▸ YOUR INSTRUCTIONS:
Below is a listing to write out in full, exactly as given, without its pictures.

▸ PROVIDED DATA:
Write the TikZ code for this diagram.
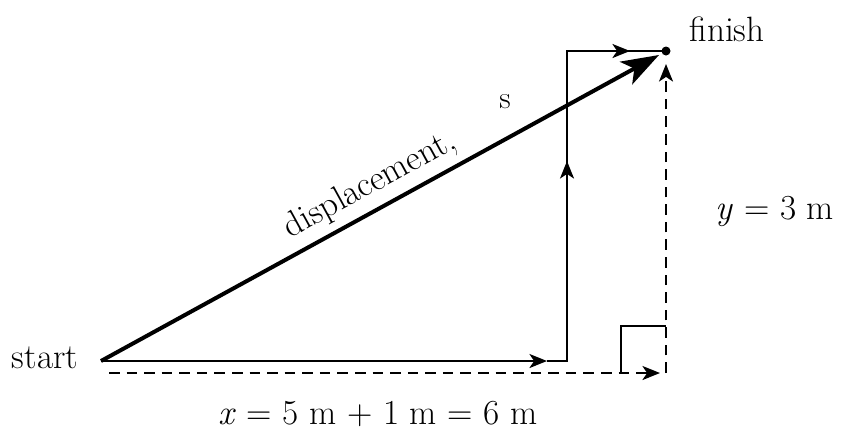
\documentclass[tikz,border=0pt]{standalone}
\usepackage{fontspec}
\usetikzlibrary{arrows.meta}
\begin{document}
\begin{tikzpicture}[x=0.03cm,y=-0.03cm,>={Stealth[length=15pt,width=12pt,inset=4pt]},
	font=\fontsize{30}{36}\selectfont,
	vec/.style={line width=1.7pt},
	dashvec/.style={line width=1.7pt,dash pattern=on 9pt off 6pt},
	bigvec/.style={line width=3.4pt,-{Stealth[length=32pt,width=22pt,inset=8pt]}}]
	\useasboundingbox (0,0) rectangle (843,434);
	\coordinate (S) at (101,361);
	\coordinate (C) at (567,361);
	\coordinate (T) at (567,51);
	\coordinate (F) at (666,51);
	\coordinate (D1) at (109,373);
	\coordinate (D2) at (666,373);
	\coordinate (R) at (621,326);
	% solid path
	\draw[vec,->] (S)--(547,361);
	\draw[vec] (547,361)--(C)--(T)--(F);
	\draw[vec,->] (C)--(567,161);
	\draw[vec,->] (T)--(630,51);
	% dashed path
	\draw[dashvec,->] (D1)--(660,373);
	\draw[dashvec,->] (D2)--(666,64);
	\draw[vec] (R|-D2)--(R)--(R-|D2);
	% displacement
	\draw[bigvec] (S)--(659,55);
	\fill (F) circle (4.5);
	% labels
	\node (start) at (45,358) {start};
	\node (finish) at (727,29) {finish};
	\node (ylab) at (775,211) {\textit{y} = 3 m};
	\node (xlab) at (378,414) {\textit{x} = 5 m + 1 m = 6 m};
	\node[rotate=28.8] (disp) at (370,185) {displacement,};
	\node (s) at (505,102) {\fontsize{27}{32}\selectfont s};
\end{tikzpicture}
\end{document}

▸ TASK ANSWER:
Write the TikZ code for this diagram.
\documentclass[tikz,border=0pt]{standalone}
\usepackage{fontspec}
\usetikzlibrary{arrows.meta}
\begin{document}
\begin{tikzpicture}[x=0.03cm,y=-0.03cm,>={Stealth[length=15pt,width=12pt,inset=4pt]},
	font=\fontsize{30}{36}\selectfont,
	vec/.style={line width=1.7pt},
	dashvec/.style={line width=1.7pt,dash pattern=on 9pt off 6pt},
	bigvec/.style={line width=3.4pt,-{Stealth[length=32pt,width=22pt,inset=8pt]}}]
	\useasboundingbox (0,0) rectangle (843,434);
	\coordinate (S) at (101,361);
	\coordinate (C) at (567,361);
	\coordinate (T) at (567,51);
	\coordinate (F) at (666,51);
	\coordinate (D1) at (109,373);
	\coordinate (D2) at (666,373);
	\coordinate (R) at (621,326);
	% solid path
	\draw[vec,->] (S)--(547,361);
	\draw[vec] (547,361)--(C)--(T)--(F);
	\draw[vec,->] (C)--(567,161);
	\draw[vec,->] (T)--(630,51);
	% dashed path
	\draw[dashvec,->] (D1)--(660,373);
	\draw[dashvec,->] (D2)--(666,64);
	\draw[vec] (R|-D2)--(R)--(R-|D2);
	% displacement
	\draw[bigvec] (S)--(659,55);
	\fill (F) circle (4.5);
	% labels
	\node (start) at (45,358) {start};
	\node (finish) at (727,29) {finish};
	\node (ylab) at (775,211) {\textit{y} = 3 m};
	\node (xlab) at (378,414) {\textit{x} = 5 m + 1 m = 6 m};
	\node[rotate=28.8] (disp) at (370,185) {displacement,};
	\node (s) at (505,102) {\fontsize{27}{32}\selectfont s};
\end{tikzpicture}
\end{document}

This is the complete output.